Flexibility and pandemic readiness go hand in hand. By designing health care facilities with adaptability in mind, we can ensure that they can respond to unforeseen challenges, such as pandemics, natural disasters, civil defense, without compromising patient care. This includes designing spaces that can be easily reconfigured, incorporating infection control measures, and implementing robust technology infrastructure to support telehealth and remote care.
For several years, HKS has been leveraging our FleXX research efforts with the Center for Advanced Design Research and Evaluation (CADRE). The FleXX framework outlines key attributes of a versatility, modifiability, convertibility and scalability and can be used to design health care projects of various types, including outpatient settings and hospitals experiencing pandemic surges. Since the onset of the COVID-19 pandemic, we’ve also conducted extensive research into how to improve hospital resilience in the face of pandemics, applying our findings to health projects globally.
What drives your passion for designing health facilities that can address the challenges of today and anticipate the needs of the future?
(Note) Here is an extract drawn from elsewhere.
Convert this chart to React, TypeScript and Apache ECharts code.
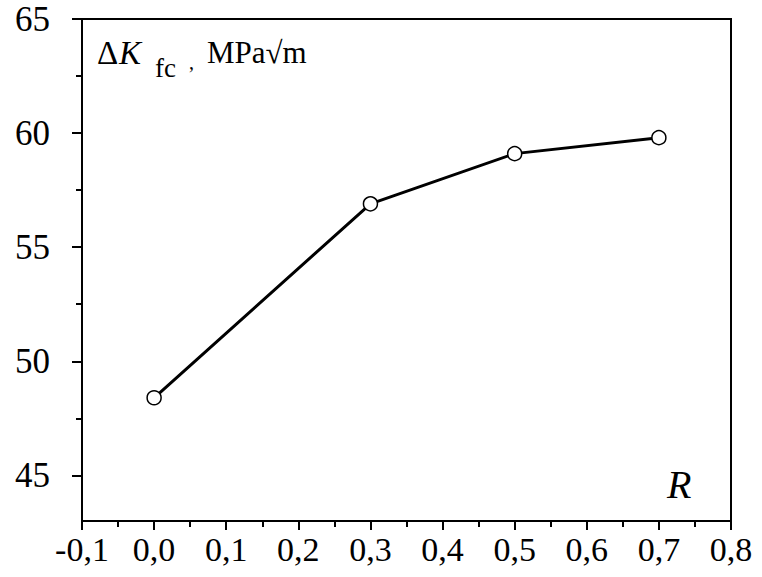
import React, { useEffect, useRef } from "react";
import * as echarts from "echarts";

const rValues = [0.0, 0.3, 0.5, 0.7];
const dkValues = [48.4, 56.9, 59.1, 59.8];
const yMajorTicks = [45, 50, 55, 60, 65];
const yMinorTicks = [47.5, 52.5, 57.5, 62.5];

const FONT = "'Liberation Serif', 'Times New Roman', serif";

export default function App() {
  const ref = useRef<HTMLDivElement>(null);
  useEffect(() => {
    if (!ref.current) return;
    const chart = echarts.init(ref.current, undefined, { renderer: "svg" });
    const data = rValues.map((r, i) => [r, dkValues[i]]);
    chart.setOption({
      animation: false,
      backgroundColor: "#ffffff",
      grid: {
        left: 82,
        right: 31,
        top: 19,
        bottom: 56,
        show: true,
        borderColor: "#000",
        borderWidth: 2,
        backgroundColor: "transparent",
      },
      xAxis: {
        type: "value",
        min: -0.1,
        max: 0.8,
        interval: 0.1,
        axisLine: { show: true, onZero: false, lineStyle: { color: "#000", width: 2 } },
        axisTick: { show: true, length: 9, lineStyle: { color: "#000", width: 2 } },
        minorTick: { show: true, splitNumber: 2, length: 6, lineStyle: { color: "#000", width: 2 } },
        splitLine: { show: false },
        axisLabel: {
          color: "#000",
          fontFamily: FONT,
          fontSize: 34,
          margin: 11,
          formatter: (v: number) => v.toFixed(1).replace(".", ","),
        },
      },
      yAxis: [
        {
          type: "value",
          min: 43,
          max: 65,
          axisLine: { show: true, onZero: false, lineStyle: { color: "#000", width: 2 } },
          axisTick: {
            show: true,
            length: 10,
            customValues: yMajorTicks,
            lineStyle: { color: "#000", width: 2 },
          },
          splitLine: { show: false },
          axisLabel: {
            color: "#000",
            fontFamily: FONT,
            fontSize: 35,
            margin: 32,
            customValues: yMajorTicks,
          },
        },
        {
          type: "value",
          min: 43,
          max: 65,
          position: "left",
          axisLine: { show: false, onZero: false },
          axisTick: {
            show: true,
            length: 6,
            customValues: yMinorTicks,
            lineStyle: { color: "#000", width: 2 },
          },
          splitLine: { show: false },
          axisLabel: { show: false },
        },
      ],
      series: [
        {
          type: "line",
          data,
          symbol: "circle",
          symbolSize: 14,
          lineStyle: { color: "#000", width: 3 },
          itemStyle: { color: "#fff", borderColor: "#000", borderWidth: 1.5 },
          z: 3,
        },
      ],
      graphic: [
        { type: "text", left: 97, top: 36, style: { text: "Δ", font: `33px ${FONT}`, fill: "#000" } },
        { type: "text", left: 119, top: 36, style: { text: "K", font: `italic 33px ${FONT}`, fill: "#000" } },
        { type: "text", left: 155, top: 54, style: { text: "fc", font: `27px ${FONT}`, fill: "#000" } },
        { type: "text", left: 189, top: 52, style: { text: ",", font: `20px ${FONT}`, fill: "#000" } },
        { type: "text", left: 207, top: 37, style: { text: "MPa√m", font: `31px ${FONT}`, fill: "#000" } },
        { type: "text", left: 667, top: 464, style: { text: "R", font: `italic 40px ${FONT}`, fill: "#000" } },
      ],
    });
    return () => chart.dispose();
  }, []);
  return <div ref={ref} style={{ position: "fixed", left: 0, top: 0, width: 762, height: 577 }} />;
}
The opportunity to make a positive impact on people’s lives is what drives my passion for health care design. By creating facilities that are patient-centric, efficient and responsive to industry trends, we can contribute to better outcomes for patients, health care providers, and communities as a whole. It is fulfilling to design spaces that support healing, promote well-being, and enable the delivery of high-quality care.
At HKS, I am fortunate to have the opportunity to work among people who share these values and work hard to improve the lives of people who encounter the places we design. Through our Health practice and our Citizen HKS initiative, we strive to provide places that enhance the well-being of communities around the world.